Berlin’s Hamburger Bahnhof, is a former railway station which now serves as the city’s Museum für Gegenwart, or “Museum for the Present”. I visited the renowned contemporary art museum eager to see their permanent Marx collection centered around the work of Joseph Beuys, Anselm Kiefer, Robert Rauschenberg, Cy Twombly, and Andy Warhol.  I had also heard great things about the current solo exhibition, Martin Honert’s Kinderkreuzzug, in the main hall.  I approached the ticket booth with my pass to all of Berlin’s Nationalgalerie museums and was disappointed to hear that it would only grant me access to the museum’s permanent collection.  But as I peered over the head of the seated ticket lady and saw what looked like life-sized action figures and sculptural re-enactments of scenes from picture books from my childhood. My inner 6 year old begged me to see the exhibition Lacking the extra 5 euros the exhibition would cost, I decided to walk confidently past the ticket-checkers hoping they wouldn’t stop me. And I’m glad that I did.


In Kinderkreuzzug, Honert transforms memories from his childhood into elaborate three-dimensional objects.  Standing in front of his installations, I experienced a collection of wide-ranging snapshots from the impressionable memories of a child.  Honert works from his old photographs, childhood drawings, and images directly imprinted in his memory to create dramatized illustrations of specific moments from his own biography.


Artist Martin Honert was born in Bottrop, a city in the Ruhr region of West Germany, in 1953.  Specific aspects of West Germany during this time are highly present in Kinderkreuzzug, which relies on images from Honert’s youth to serve as glimpses into the specific time and place in which he grew up.  I felt like I was inside of Honert’s memory as I walked through models of native trees, typical architecture of the Ruhr Valley, illustrations of the his father’s cigar boxes’ contents, family photos, and imagined visions of children stories and historical events depicted in fantastical drawings. These are just a few examples of deep seeded images cemented in Honert’s memory and actualized in the exhibition Kinderkreuzzug. 


Together, these moments fully realized in life-size sculptural works transcend his own personal memory and depict the socialization of an entire generation raised in West Germany in the 1950’s.  Each piece was numbered and accompanied by a corresponding explanation written by the artist himself in the small exhibition catalogue.  With this addition, Honert explains the significance of each object that the viewer simultaneously encountered dramatized before them in life-size form.


Contributed by Nina Potepan



Santa Claus. 2002. Polyester, polystyrene, and acrylic on wood. 220 x 100 x 80 cm. Modeled after childhood drawing in faint pencil. Image courtesy of Hamburger Bahnhof.

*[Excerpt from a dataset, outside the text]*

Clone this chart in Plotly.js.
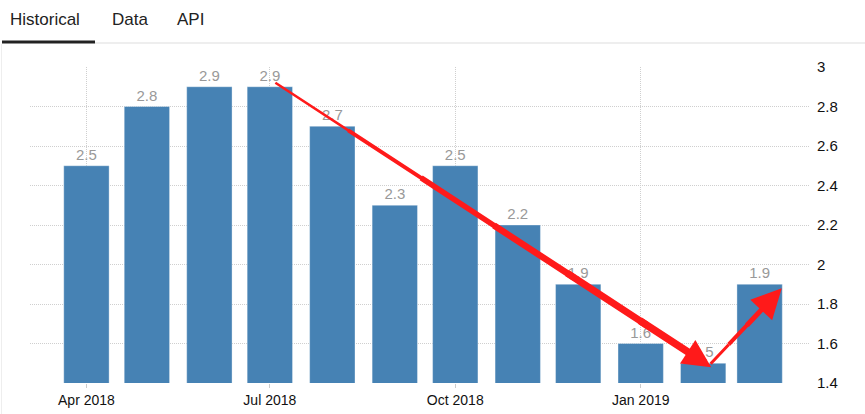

House. 1988. Mixed Media. 53 x 38 x 48 cm. Modeled after the typical house in the Ruhr Region. Image courtesy of Hamburger Bahnhof.

Table with Jello, Red Upholstered Chair. 1983. Wood, plaster laminate, electric motor, and Jello-O. 100 x 60 x 80 cm. Modeled from memory of time spent at a boarding school in eastern Westphalia. Image courtesy of Hamburger Bahnhof.

A Model Scenario of the Flying Classroom. 1995. Polystyrene, epoxy resin, and acrylic on wood. 400 x 600 x 400 cm. Work contributed to the German Pavilion of the 1995 Venice Biennale. Modeled after Erich Kästner's children's book Das fliegende Klassenzimmer (The Flying Classroom), published in 1933. Image courtesy of Hamburger Bahnhof.

Photo. 1993. Epoxy resin, oil and acrylic on wood. 100 x 100 x 123 cm. Model taken from parents' photo collection. Photo of artist as a child in 1958. Image courtesy of Hamburger Bahnhof.



Press Release (Excerpt):


Childhood memories are central to Martin Honert’s artworks which will be presented by the Nationalgalerie in a comprehensive solo exhibition in the main hall of Hamburger Bahnhof. Derived from images that have been preserved in his memory as well as family photographs and drawings he made as a child, the artist recreates moments from his own past and transforms them into three-dimensional objects.


In a complicated creative process, he condenses memories of games, lessons and scenes from his childhood into single impressive pictures. Behind every object is a story that has been shaped by the fantasies, ambivalent feelings and experiences of a child. The remembered moments are based on personal memories and yet at the same time are a testament to childhood in the early years of the Federal Republic of Germany in the post-war period.

Commenting on the central theme of his art, Martin Honert said, “Childhood is certainly not a theme because I think my own was particularly eventful or bad or good. My childhood was no doubt just as dull and boring as anyone else’s. What’s important to me is to explore things that may well have happened a long time ago but continue to exist for me as an image, a memory.” The artist lives and works in Düsseldorf and Dresden.